The culture at HS2 is prodigal and woe betide any miser who tries to spoil the party. When risk assessor Stephen Cresswell raised concerns that the ballooning HS2 bill was ‘actively misrepresented’, he was soon shown the door in 2022. He took the firm to an employment tribunal and was this month awarded £319,000 compensation. His condemnation afterwards was withering: ‘HS2 is not an organisation that should be trusted with public money.’

And yet, we give it more public money. While the official estimate for its final cost is between £45 billion and £54 billion, many fear it will cost more than £100 billion.

One of the many ways in which the project was misconceived from the start was that it was needlessly designed to be the fastest train service in the world, even though all the cities it connected were less than 200 miles apart. Consequently, far more earthworks were required and far more properties had to be demolished than if the line was built for a lower speed.

Even at its original estimate, HS2 was going to cost, per mile, multiples of what the high-speed line from Paris to Strasbourg – its first phase was completed in 2007 – cost.

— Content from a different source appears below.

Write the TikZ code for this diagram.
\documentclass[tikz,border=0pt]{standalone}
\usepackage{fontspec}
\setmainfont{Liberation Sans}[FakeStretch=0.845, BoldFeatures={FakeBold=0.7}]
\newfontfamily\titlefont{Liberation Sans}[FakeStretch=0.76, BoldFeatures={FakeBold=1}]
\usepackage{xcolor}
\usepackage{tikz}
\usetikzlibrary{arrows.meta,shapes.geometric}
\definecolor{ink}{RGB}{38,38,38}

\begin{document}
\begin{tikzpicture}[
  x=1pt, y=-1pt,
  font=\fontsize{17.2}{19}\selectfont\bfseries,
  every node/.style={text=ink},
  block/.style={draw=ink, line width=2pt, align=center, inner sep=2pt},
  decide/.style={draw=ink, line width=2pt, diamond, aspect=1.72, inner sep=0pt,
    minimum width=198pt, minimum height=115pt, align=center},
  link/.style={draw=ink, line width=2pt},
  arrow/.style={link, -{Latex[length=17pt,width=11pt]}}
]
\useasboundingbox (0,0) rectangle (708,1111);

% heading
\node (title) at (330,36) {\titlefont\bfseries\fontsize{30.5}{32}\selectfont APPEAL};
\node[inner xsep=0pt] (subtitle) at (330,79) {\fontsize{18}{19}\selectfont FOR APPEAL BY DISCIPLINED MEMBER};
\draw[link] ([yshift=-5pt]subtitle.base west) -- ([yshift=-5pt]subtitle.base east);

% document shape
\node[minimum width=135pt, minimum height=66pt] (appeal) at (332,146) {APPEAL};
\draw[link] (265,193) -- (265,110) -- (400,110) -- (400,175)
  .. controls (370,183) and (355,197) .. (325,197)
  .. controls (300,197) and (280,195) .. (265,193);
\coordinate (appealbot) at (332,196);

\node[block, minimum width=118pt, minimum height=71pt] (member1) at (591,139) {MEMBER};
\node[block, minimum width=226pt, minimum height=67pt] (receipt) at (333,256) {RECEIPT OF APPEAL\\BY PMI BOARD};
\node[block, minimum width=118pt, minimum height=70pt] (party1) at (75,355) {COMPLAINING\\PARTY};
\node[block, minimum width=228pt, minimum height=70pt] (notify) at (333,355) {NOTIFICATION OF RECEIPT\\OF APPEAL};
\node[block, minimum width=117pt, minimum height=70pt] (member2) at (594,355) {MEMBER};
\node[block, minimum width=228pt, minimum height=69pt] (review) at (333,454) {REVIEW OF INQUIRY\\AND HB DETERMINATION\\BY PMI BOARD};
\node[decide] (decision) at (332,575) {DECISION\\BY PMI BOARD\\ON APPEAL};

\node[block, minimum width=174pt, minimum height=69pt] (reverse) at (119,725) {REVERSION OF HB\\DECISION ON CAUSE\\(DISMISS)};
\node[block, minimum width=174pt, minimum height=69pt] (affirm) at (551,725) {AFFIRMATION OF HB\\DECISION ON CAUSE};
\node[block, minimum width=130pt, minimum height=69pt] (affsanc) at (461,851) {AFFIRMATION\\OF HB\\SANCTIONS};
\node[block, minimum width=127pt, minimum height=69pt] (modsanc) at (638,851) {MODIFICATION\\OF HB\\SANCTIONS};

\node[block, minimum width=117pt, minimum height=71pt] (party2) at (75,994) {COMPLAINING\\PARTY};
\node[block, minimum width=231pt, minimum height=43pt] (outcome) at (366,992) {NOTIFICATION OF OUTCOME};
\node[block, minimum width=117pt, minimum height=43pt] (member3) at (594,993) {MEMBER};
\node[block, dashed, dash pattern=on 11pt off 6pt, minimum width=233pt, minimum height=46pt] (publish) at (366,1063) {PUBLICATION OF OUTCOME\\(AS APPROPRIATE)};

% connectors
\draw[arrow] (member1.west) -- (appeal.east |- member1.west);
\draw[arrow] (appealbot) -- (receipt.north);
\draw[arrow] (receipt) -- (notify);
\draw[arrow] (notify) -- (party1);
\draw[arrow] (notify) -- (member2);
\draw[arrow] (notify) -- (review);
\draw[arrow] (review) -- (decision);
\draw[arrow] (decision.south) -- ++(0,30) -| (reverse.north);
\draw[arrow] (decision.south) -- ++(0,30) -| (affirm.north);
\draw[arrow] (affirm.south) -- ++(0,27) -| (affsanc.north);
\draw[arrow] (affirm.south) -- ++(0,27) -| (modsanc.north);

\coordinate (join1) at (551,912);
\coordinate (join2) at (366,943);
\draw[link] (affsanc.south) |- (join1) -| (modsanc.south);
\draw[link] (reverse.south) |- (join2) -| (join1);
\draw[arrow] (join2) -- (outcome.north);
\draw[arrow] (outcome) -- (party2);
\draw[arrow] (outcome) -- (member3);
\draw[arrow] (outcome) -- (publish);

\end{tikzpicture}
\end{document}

It is bizarre that then-prime minister David Cameron and chancellor George Osborne waved through HS2 as a fully taxpayer-funded project in 2012 at the same time they were taking a scythe to public services to try to close Gordon Brown’s gargantuan spending deficit. In their hubris, they imagined that Whitehall would make a better fist of HS2 than was made of HS1 – the line from London St Pancras to the Channel Tunnel – which was built with private money and sailed over its budget by around 20 per cent.

An artist's impression of an HS2 train. Even at its original estimate, HS2 was going to cost, per mile, multiples of what the high-speed line from Paris to Strasbourg – its first phase was completed in 2007 – cost, writes Ross Clark

An artist’s impression of an HS2 train. Even at its original estimate, HS2 was going to cost, per mile, multiples of what the high-speed line from Paris to Strasbourg – its first phase was completed in 2007 – cost, writes Ross Clark

An HS2 worker stands in front of tunnel boring machine Karen at the Old Oak Common station box site during preparations for completing the 4.5 mile HS2 tunnelling to London Euston

An HS2 worker stands in front of tunnel boring machine Karen at the Old Oak Common station box site during preparations for completing the 4.5 mile HS2 tunnelling to London Euston

How could they have not noticed the lousy record of cost control in almost everything run by the state?

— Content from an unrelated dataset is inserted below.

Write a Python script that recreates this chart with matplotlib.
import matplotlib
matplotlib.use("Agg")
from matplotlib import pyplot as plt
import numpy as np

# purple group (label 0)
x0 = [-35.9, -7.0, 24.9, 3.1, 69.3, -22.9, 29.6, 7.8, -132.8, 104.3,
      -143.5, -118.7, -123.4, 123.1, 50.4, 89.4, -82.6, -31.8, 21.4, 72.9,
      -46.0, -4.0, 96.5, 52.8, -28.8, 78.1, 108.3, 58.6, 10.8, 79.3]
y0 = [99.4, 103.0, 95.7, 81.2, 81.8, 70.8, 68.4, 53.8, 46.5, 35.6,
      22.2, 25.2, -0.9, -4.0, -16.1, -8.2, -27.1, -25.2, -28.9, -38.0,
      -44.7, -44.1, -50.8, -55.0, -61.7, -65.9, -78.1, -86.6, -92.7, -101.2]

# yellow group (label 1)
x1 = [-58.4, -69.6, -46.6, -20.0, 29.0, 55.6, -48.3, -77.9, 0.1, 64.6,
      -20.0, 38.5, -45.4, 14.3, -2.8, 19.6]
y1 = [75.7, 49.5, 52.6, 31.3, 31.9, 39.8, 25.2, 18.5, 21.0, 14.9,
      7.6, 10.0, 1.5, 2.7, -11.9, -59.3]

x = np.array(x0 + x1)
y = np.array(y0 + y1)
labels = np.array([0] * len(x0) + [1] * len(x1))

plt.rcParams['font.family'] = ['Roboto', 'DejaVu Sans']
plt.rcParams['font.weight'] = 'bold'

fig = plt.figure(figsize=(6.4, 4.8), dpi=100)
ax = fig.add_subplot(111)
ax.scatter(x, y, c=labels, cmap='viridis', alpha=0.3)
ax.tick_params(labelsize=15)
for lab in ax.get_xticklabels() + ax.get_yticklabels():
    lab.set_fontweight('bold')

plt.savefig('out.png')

Time and time again, we find ourselves paying through the nose for things that other countries seem able to build for far less. Just look at the Stonehenge tunnel, a billion-pound project that has been 30 years in the making but was cancelled last year because of its mushrooming costs. And the less said about a third runway at Heathrow, the better. While other countries build things, we spend billions talking about it, holding endless inquiries, backtracking and redesigning the whole thing.

We are about to go through the whole tortuous process again with the construction of Sizewell C. Like HS2, the Suffolk nuclear power plant follows a similar private sector project – in this case, the Hinkley C station in Somerset, which has itself been delayed and overrun its budget.

Even by nuclear reactor standards, its design is complex, as the same plants in Finland and Normandy have proved with 14-year and 12-year delays, respectively.

It’s little wonder that the private sector judged Sizewell to be too risky, but that has not stopped the Government ploughing taxpayer money into the scheme in the deluded belief that, yet again, the public sector will manage it better. Don’t believe it. Private enterprise doesn’t always manage things well, but at least it has a strong incentive to keep a lid on costs and avoid extravagance. Let spending spiral out of control and you can crash your company – taking your bonus and pension with it.

In the public sector, on the other hand, you just run off to the Treasury with a begging bowl, assured that the Government has invested so much of its political capital in it that it won’t be brave enough to pull the plug. That is what has happened with HS2. Contractors know that ministers are desperate to get the project over the line, and behave accordingly.

We are never going to solve the problem of infrastructure unless we first tackle the culture of the public sector. Public officials need proper incentives and penalties pegged to performance, and have it drummed into them that they are spending our money, not a bottomless pit of funds.

Yet introducing a dash of private-sector dynamism into Whitehall is anathema to this Labour administration more concerned with union demands that civil servants continue to run the country from their sofas.

Rachel Reeves sees spending on infrastructure as key to future growth, but with more projects on the horizon – such as building small modular nuclear reactors and updating the National Grid – there’s little hope that these won’t become very expensive millstones around the taxpayer’s neck.